Tim Cook, who joined Apple in 1998 and was named CEO in 2011, succeeding Steve Jobs shortly before Jobs’ death, will step down from his current role effective Sept. 1, 2026, and assume the role of executive chairman of Apple’s board.

[READ MORE: Tim Cook to step down as CEO of Apple in September; successor named]

While Cook didn’t capture the public imagination quite the way Jobs did, he was a key figure in the rise of Apple to become one of the world’s most valuable companies. Cook oversaw the introduction of numerous products including Apple Watch, AirPods and Apple Vision Pro; and services ranging from iCloud and Apple Pay to Apple TV and Apple Music. 

And under Cook’s leadership, Apple grew from a market capitalization of approximately $350 billion to $4 trillion. Filling his substantial shoes will be John Ternus, Apple senior VP of hardware engineering.

While it remains to be seen how effectively Ternus lives up to his formidable predecessors, Apple is sending clear signals that the end of the Tim Cook era does not herald any radical changes in the company’s technology strategy.

Here are three ways Ternus’s tenure at CEO should maintain “business as usual” at Apple:

Hardware is king

While many other tech companies focus on delivering cloud-based digital experiences that are not reliant on hardware, Apple has always followed a different philosophy. The company has maintained a hardware-focused approach that attaches the functionality its proprietary iOS operating system to its own devices, such as iPads, iPhones and AirPods.

This means Apple’s substantial software innovations have always come tied to hardware, such as the Apple Vision Pro virtual reality headset running on Apple’s visionOS 3D visual operating system. The promotion of a top hardware executive to CEO is a clear signal Apple will not abandon its device-centric development approach.

AI is the future

Apple may be more reliant on hardware than other tech companies, but that doesn’t mean it is ignoring the defining digital technology development of our times. The company unveiled a proprietary AI system called Apple Intelligence in 2024, which it positions as focusing on the needs of individual users. 

The platform combines generative AI with what Apple terms "personal context" to deliver "useful and relevant" capabilities.
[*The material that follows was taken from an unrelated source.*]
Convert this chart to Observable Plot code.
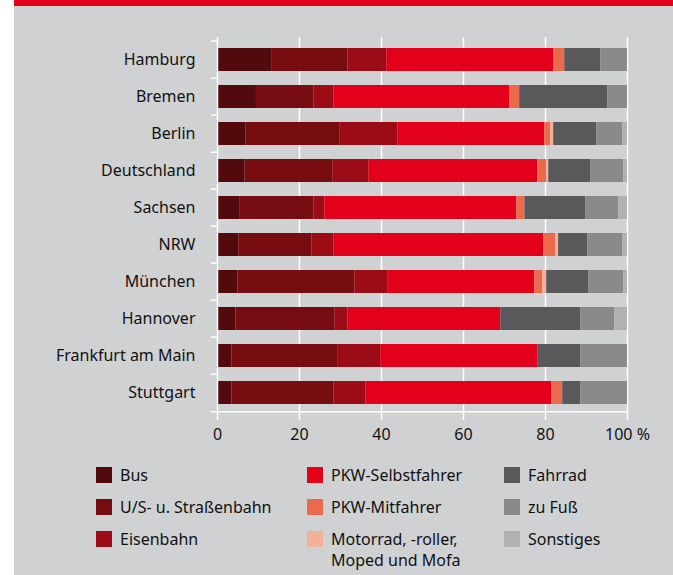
<!DOCTYPE html>
<html>
<head>
<meta charset="utf-8">
<script src="https://cdn.jsdelivr.net/npm/d3@7"></script>
<script src="https://cdn.jsdelivr.net/npm/@observablehq/plot@0.6"></script>
<style>
  html, body { margin: 0; padding: 0; background: #ffffff; }
  #wrap { position: absolute; left: 14px; top: 0; width: 659px; height: 575px; background: #d0d1d3; border-top: 6px solid #e2001a; box-sizing: border-box; font-family: "Noto Sans", sans-serif; color: #111111; }
  #chart { position: absolute; left: 0; top: 0; }
  .leg { position: absolute; font-size: 16px; line-height: 21px; }
  .sw { position: absolute; width: 16px; height: 16px; }
</style>
</head>
<body>
<div id="wrap"><div id="chart"></div><div id="legend"></div></div>
<script>
const cities = ["Hamburg","Bremen","Berlin","Deutschland","Sachsen","NRW","München","Hannover","Frankfurt am Main","Stuttgart"];
const modes = ["Bus","U/S- u. Straßenbahn","Eisenbahn","PKW-Selbstfahrer","PKW-Mitfahrer","Motorrad, -roller, Moped und Mofa","Fahrrad","zu Fuß","Sonstiges"];
const colors = ["#520a0c","#770d10","#9b0c17","#e2001a","#ec6a4c","#f5b09a","#59595b","#8a8a8c","#b1b1b3"];
// shares in % per city, order of modes
const bus        = [13.2, 9.5, 6.9, 6.7, 5.4, 5.2, 5.0, 4.5, 3.5, 3.5];
const bahnUS     = [18.6,14.0,22.9,21.4,18.1,17.8,28.5,24.1,25.8,24.9];
const eisenbahn  = [ 9.5, 4.9,14.2, 8.8, 2.7, 5.4, 8.0, 3.2,10.5, 7.8];
const pkwSelbst  = [40.7,42.9,35.8,41.2,46.8,51.2,35.9,37.3,38.3,45.3];
const pkwMit     = [ 2.7, 2.4, 1.5, 2.2, 2.0, 2.9, 1.9, 0.0, 0.0, 2.7];
const motorrad   = [ 0.0, 0.0, 0.7, 0.5, 0.0, 0.7, 1.0, 0.0, 0.0, 0.0];
const fahrrad    = [ 8.8,21.5,10.5,10.3,14.8, 7.1,10.3,19.5,10.5, 4.4];
const fuss       = [ 6.5, 4.8, 6.3, 8.0, 8.1, 8.5, 8.5, 8.3,11.4,11.4];
const sonstiges  = [ 0.0, 0.0, 1.2, 0.9, 2.1, 1.2, 0.9, 3.1, 0.0, 0.0];
const xTicks = [0, 20, 40, 60, 80, 100];

const series = [bus, bahnUS, eisenbahn, pkwSelbst, pkwMit, motorrad, fahrrad, fuss, sonstiges];
const rows = [];
cities.forEach((c, i) => series.forEach((s, j) => rows.push({city: c, mode: modes[j], value: s[i]})));

const step = 37.7;
const chart = Plot.plot({
  width: 659,
  height: 445,
  marginLeft: 203,
  marginRight: 46,
  marginTop: 31,
  marginBottom: 37,
  style: {background: "transparent", fontFamily: "'Noto Sans', sans-serif", fontSize: "16px", color: "#111111"},
  x: {domain: [0, 100]},
  y: {domain: cities, paddingInner: 0.39, paddingOuter: 0.195},
  color: {domain: modes, range: colors},
  marks: [
    Plot.ruleX(xTicks.slice(1), {stroke: "#ffffff", strokeWidth: 1.5}),
    Plot.barX(rows, Plot.stackX({x: "value", y: "city", fill: "mode", order: modes})),
    Plot.ruleX([0], {stroke: "#ffffff", strokeWidth: 1.5}),
    Plot.ruleY(cities, {y: d => d, x1: -1.5, x2: 0, dy: -step / 2, stroke: "#ffffff", strokeWidth: 1.5}),
    Plot.ruleY([cities[cities.length - 1]], {y: d => d, x1: -1.5, x2: 100, dy: step / 2, stroke: "#ffffff", strokeWidth: 1.5}),
    Plot.axisX({ticks: xTicks, tickSize: 6, tickPadding: 8, stroke: "#ffffff", strokeWidth: 1.5, tickFormat: d => d === 100 ? "100 %" : String(d), label: null, fill: "#111111"}),
    Plot.axisY({tickSize: 0, tickPadding: 22, label: null, fill: "#111111"})
  ]
});
document.getElementById("chart").appendChild(chart);

// legend (HTML) in three columns
const legend = document.getElementById("legend");
const colX = [82, 293, 490];
const rowY = [461, 493, 525];
modes.forEach((m, i) => {
  const col = Math.floor(i / 3), row = i % 3;
  const sw = document.createElement("div");
  sw.className = "sw";
  sw.style.left = colX[col] + "px";
  sw.style.top = rowY[row] + "px";
  sw.style.background = colors[i];
  legend.appendChild(sw);
  const t = document.createElement("div");
  t.className = "leg";
  t.style.left = (colX[col] + 24) + "px";
  t.style.top = (rowY[row] - 2) + "px";
  t.innerHTML = m === "Motorrad, -roller, Moped und Mofa" ? "Motorrad, -roller,<br>Moped und Mofa" : m;
  legend.appendChild(t);
});
</script>
</body>
</html>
One of the most significant features that sets Apple Intelligence apart from other AI platforms is that it uses on-device processing, and many of the models that support it run entirely on an Apple device.

Apple Intelligence is also designed around natural language capabilities, such as searching for photos and specific moments in video clips with phrases such as "skateboarding in a tie-dye shirt." Ternus has played a major role in developing the hardware infrastructure for Apple Intelligence and as CEO will surely continue pursuing the creation of user-focused, device-centric AI solutions that run on proprietary Apple AI chips and deliver an experience that may not be better or worse than other AI models, but will hit different.

Inside job

Finally, it is no accident that Ternus has been employed by Apple since 2001, during the early part of Steve Jobs’ second stint as CEO and has only held one other full-time position at a technology company since graduating from the University of Pennsylvania in 1997.

Ternus is fully entrenched in Apple’s integrated hardware-software development approach. If Apple were seeking to significantly alter that vision, it would have promoted someone with a more diverse professional background or even looked outside the company.

But Apple made its CEO succession plan an inside job and based on the company’s track record this century, that probably isn’t such a bad idea.